Most California employers seem to be cognizant of their legal responsibility to implement, if not vigorously consider, reasonable disability accommodations when an employee submits a related request. According to the EEOC, a reasonable accommodation is “any change in the workplace or the way things are customarily done that provides an equal employment opportunity to an individual with a disability.” So what happens in the instance where the employee never asks? The employer might be expected to be a mind-reader, per a recent appellate court decision out of the Eighth Circuit.
In the case at hand, an employee at a hospital took a leave of absence to undergo spinal surgery. Post-surgery, she returned to her job with certain lifting and work hours restrictions. In the meantime, the employee, along with the other hospital employees, needed to complete a CPR certification test. While she took and passed the written portion of the test, she notified her employer that she could not complete the physical portion until cleared by her doctor. A current CPR certification was a requirement of the employee’s position, and as a result of her failure to maintain her certification, the hospital terminated her employment.
The disgruntled employee sued the hospital under the Americans with Disabilities Act (ADA), claiming that it should have provided her with additional time to obtain the CPR certification, or transferred her to a position that did not require the certification. The employer pointed out that the now former employee had not requested any such accommodations at any point. Should the hospital have preemptively offered her a reasonable accommodation for her temporary disability?

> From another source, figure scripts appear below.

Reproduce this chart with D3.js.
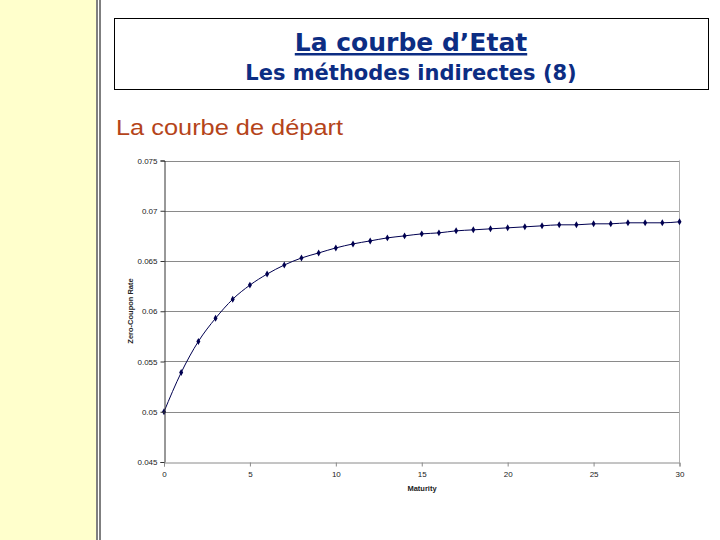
<!DOCTYPE html>
<html><head><meta charset="utf-8">
<script src="https://cdn.jsdelivr.net/npm/d3@7"></script>
<style>html,body{margin:0;padding:0;background:#fff;}svg{display:block;}</style>
</head><body>
<svg id="c" width="720" height="540"></svg>
<script>
const maturities = [0,1,2,3,4,5,6,7,8,9,10,11,12,13,14,15,16,17,18,19,20,21,22,23,24,25,26,27,28,29,30];
const rates = [0.0500,0.0539,0.0570,0.0593,0.0612,0.0626,0.0637,0.0646,0.0653,0.0658,0.0663,0.0667,0.0670,0.0673,0.0675,0.0677,0.0678,0.0680,0.0681,0.0682,0.0683,0.0684,0.0685,0.0686,0.0686,0.0687,0.0687,0.0688,0.0688,0.0688,0.0689];
const xTicks = [0,5,10,15,20,25,30];
const yTicks = [0.045,0.05,0.055,0.06,0.065,0.07,0.075];
const yTickLabels = ["0.045","0.05","0.055","0.06","0.065","0.07","0.075"];

const svg = d3.select("#c");
// left yellow panel
svg.append("rect").attr("x",0).attr("y",0).attr("width",96).attr("height",540).attr("fill","#ffffcc");
svg.append("line").attr("x1",97).attr("x2",97).attr("y1",0).attr("y2",540).attr("stroke","#000").attr("stroke-width",1);
svg.append("line").attr("x1",100).attr("x2",100).attr("y1",0).attr("y2",540).attr("stroke","#000").attr("stroke-width",1);

// title box
svg.append("rect").attr("x",114.5).attr("y",18.5).attr("width",594).attr("height",71).attr("fill","#fff").attr("stroke","#000").attr("stroke-width",1);
svg.append("text").attr("x",411).attr("y",51).attr("text-anchor","middle")
  .attr("font-family","'DejaVu Sans',sans-serif").attr("font-weight","bold").attr("font-size",25)
  .attr("fill","#0c2d83").attr("text-decoration","underline").text("La courbe d’Etat");
svg.append("text").attr("x",411).attr("y",80).attr("text-anchor","middle")
  .attr("font-family","'DejaVu Sans',sans-serif").attr("font-weight","bold").attr("font-size",21)
  .attr("fill","#0c2d83").text("Les méthodes indirectes (8)");
svg.append("text").attr("x",116).attr("y",135)
  .attr("font-family","Arial,'Liberation Sans',sans-serif").attr("font-size",22.5)
  .attr("textLength",227).attr("lengthAdjust","spacingAndGlyphs")
  .attr("fill","#b5441a").text("La courbe de départ");

// chart
const x = d3.scaleLinear().domain([0,30]).range([164,679.5]);
const y = d3.scaleLinear().domain([0.045,0.075]).range([462,160.5]);
const g = svg.append("g");
// gridlines
g.selectAll("line.grid").data(yTicks.slice(1)).enter().append("line")
  .attr("x1",164).attr("x2",679.5).attr("y1",d=>Math.round(y(d))+0.5).attr("y2",d=>Math.round(y(d))+0.5)
  .attr("stroke","#8a8a8a").attr("stroke-width",1);
// right border
g.append("line").attr("x1",679.5).attr("x2",679.5).attr("y1",160.5).attr("y2",462.5).attr("stroke","#b0b0b0");

const yAxis = d3.axisLeft(y).tickValues(yTicks).tickFormat((d,i)=>yTickLabels[i]).tickSize(4).tickPadding(3);
const ya = svg.append("g").attr("transform","translate(164.5,0)").call(yAxis);
ya.select(".domain").attr("stroke","#333");
ya.selectAll(".tick line").attr("stroke","#333");
ya.selectAll("text").attr("font-family","Arial,'Liberation Sans',sans-serif").attr("font-size",8).attr("fill","#222");

const xAxis = d3.axisBottom(x).tickValues(xTicks).tickSize(4).tickPadding(5);
const xa = svg.append("g").attr("transform","translate(0,462.5)").call(xAxis);
xa.select(".domain").attr("stroke","#8a8a8a");
xa.selectAll(".tick line").attr("stroke","#8a8a8a");
xa.selectAll("text").attr("font-family","Arial,'Liberation Sans',sans-serif").attr("font-size",8).attr("fill","#222");

svg.append("text").attr("transform","translate(133,311) rotate(-90)").attr("text-anchor","middle")
  .attr("font-family","Arial,'Liberation Sans',sans-serif").attr("font-weight","bold").attr("font-size",7.5).attr("fill","#222")
  .text("Zero-Coupon Rate");
svg.append("text").attr("x",422).attr("y",491).attr("text-anchor","middle")
  .attr("font-family","Arial,'Liberation Sans',sans-serif").attr("font-weight","bold").attr("font-size",7.5).attr("fill","#222")
  .text("Maturity");

const line = d3.line().x((d,i)=>x(maturities[i])).y(d=>y(d)).curve(d3.curveMonotoneX);
g.append("path").datum(rates).attr("d",line).attr("fill","none").attr("stroke","#000050").attr("stroke-width",1);
const sym = d3.symbol().type(d3.symbolDiamond).size(14);
g.selectAll("path.pt").data(rates).enter().append("path").attr("class","pt")
  .attr("transform",(d,i)=>`translate(${x(maturities[i])},${y(d)})`).attr("d",sym).attr("fill","#000050");
</script>
</body></html>
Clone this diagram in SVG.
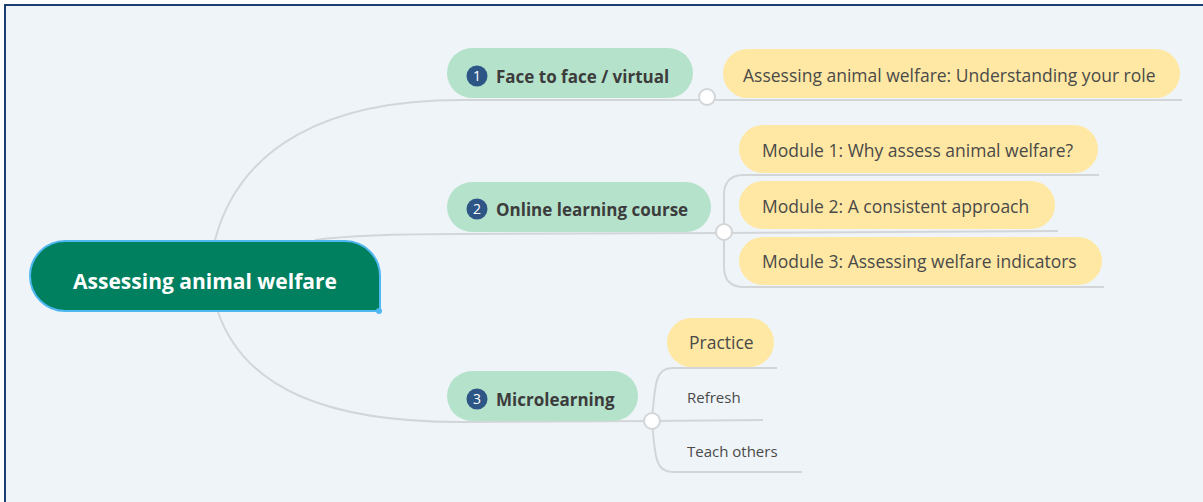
<svg xmlns="http://www.w3.org/2000/svg" width="1203" height="502" viewBox="0 0 1203 502">
<style>
.conn{fill:none;stroke:#D3D6D9;stroke-width:2}
.hub{fill:#FFFFFF;stroke:#D3D6D9;stroke-width:2}
.l1{fill:#B5E2CB}
.l2{fill:#FFE8A3}
.badge{fill:#2D5586}
.bt{font-family:"Open Sans","Liberation Sans",sans-serif;font-size:14px;fill:#FFFFFF;text-anchor:middle}
.t1{font-family:"Open Sans","Liberation Sans",sans-serif;font-size:17px;font-weight:bold;fill:#3C3C3C}
.t2{font-family:"Open Sans","Liberation Sans",sans-serif;font-size:17.5px;fill:#4A4A4A}
.t3{font-family:"Open Sans","Liberation Sans",sans-serif;font-size:15px;fill:#4A4A4A}
</style>
<rect x="0" y="0" width="1203" height="502" fill="#FFFFFF"/>
<rect x="5" y="5" width="1220" height="520" fill="#EFF4F8" stroke="#1E3D74" stroke-width="2"/>
<g id="connectors">
<path class="conn" d="M215,240 C240,145 330,100 460,100 L1182,100"/>
<path class="conn" d="M315,240 Q360,234 460,234 L724,233"/>
<path class="conn" d="M218,312 C245,390 330,422 460,422 L652,421"/>
<path class="conn" d="M724,233 L724,195 Q724,175 744,175 L1099,175"/>
<path class="conn" d="M724,233 L1058,231"/>
<path class="conn" d="M724,233 L724,267 Q724,287 744,287 L1104,287"/>
<path class="conn" d="M652,421 C655,385 655,368 672,368 L777,368"/>
<path class="conn" d="M652,421 L763,420"/>
<path class="conn" d="M652,421 C655,455 655,472 672,472 L802,472"/>
<circle class="hub" cx="707" cy="97" r="8"/>
<circle class="hub" cx="724" cy="232" r="8"/>
<circle class="hub" cx="652" cy="421" r="8"/>
</g>
<g id="root">
<path d="M65,241 L345,241 A35,35 0 0 1 380,276 L380,311 L65,311 A35,35 0 0 1 65,241 Z" fill="#00805F" stroke="#4FB8F0" stroke-width="2"/>
<circle cx="379" cy="311" r="3" fill="#4FB8F0"/>
<text x="205" y="289" text-anchor="middle" font-family="'Open Sans','Liberation Sans',sans-serif" font-size="21" font-weight="bold" fill="#FFFFFF">Assessing animal welfare</text>
</g>
<g id="n1">
<rect class="l1" x="447" y="48" width="246" height="50" rx="25"/>
<circle class="badge" cx="477" cy="76" r="10.5"/>
<text class="bt" x="477" y="81">1</text>
<text class="t1" x="496" y="83">Face to face / virtual</text>
</g>
<g id="n2">
<rect class="l1" x="447" y="182" width="264" height="50" rx="25"/>
<circle class="badge" cx="477" cy="209" r="10.5"/>
<text class="bt" x="477" y="214">2</text>
<text class="t1" x="496" y="216">Online learning course</text>
</g>
<g id="n3">
<rect class="l1" x="447" y="371" width="191" height="50" rx="25"/>
<circle class="badge" cx="477" cy="399" r="10.5"/>
<text class="bt" x="477" y="404">3</text>
<text class="t1" x="496" y="406">Microlearning</text>
</g>
<g id="n1a">
<rect class="l2" x="723" y="49" width="457" height="49" rx="24.5"/>
<text class="t2" x="743" y="82">Assessing animal welfare: Understanding your role</text>
</g>
<g id="n2a">
<rect class="l2" x="739" y="125" width="359" height="48" rx="24"/>
<text class="t2" x="762" y="157">Module 1: Why assess animal welfare?</text>
</g>
<g id="n2b">
<rect class="l2" x="739" y="181" width="316" height="48" rx="24"/>
<text class="t2" x="762" y="213">Module 2: A consistent approach</text>
</g>
<g id="n2c">
<rect class="l2" x="739" y="237" width="363" height="48" rx="24"/>
<text class="t2" x="762" y="268">Module 3: Assessing welfare indicators</text>
</g>
<g id="n3a">
<rect class="l2" x="667" y="318" width="107" height="49" rx="24.5"/>
<text class="t2" x="689" y="349">Practice</text>
</g>
<g id="n3b">
<text class="t3" x="687" y="403">Refresh</text>
</g>
<g id="n3c">
<text class="t3" x="687" y="457">Teach others</text>
</g>
</svg>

According to the court, the answer is yes. The court noted that a jury could sensibly conclude that the employee had adequately “made her employer aware of the need for an accommodation” – even if she did not actually request one – when she informed her employer of her surgery and the limitations stemming from it. Further, the court noted that an employee is not required to “invoke the magic words ‘reasonable accommodation’” to prompt the employer’s duty to explore the need for a reasonable accommodation.
Not surprisingly, ADA issues present a number of ongoing challenges to employers. As this case highlights, employers should consider being proactive if and when it hears that an employee has or will have a condition that may affect his or her work performance.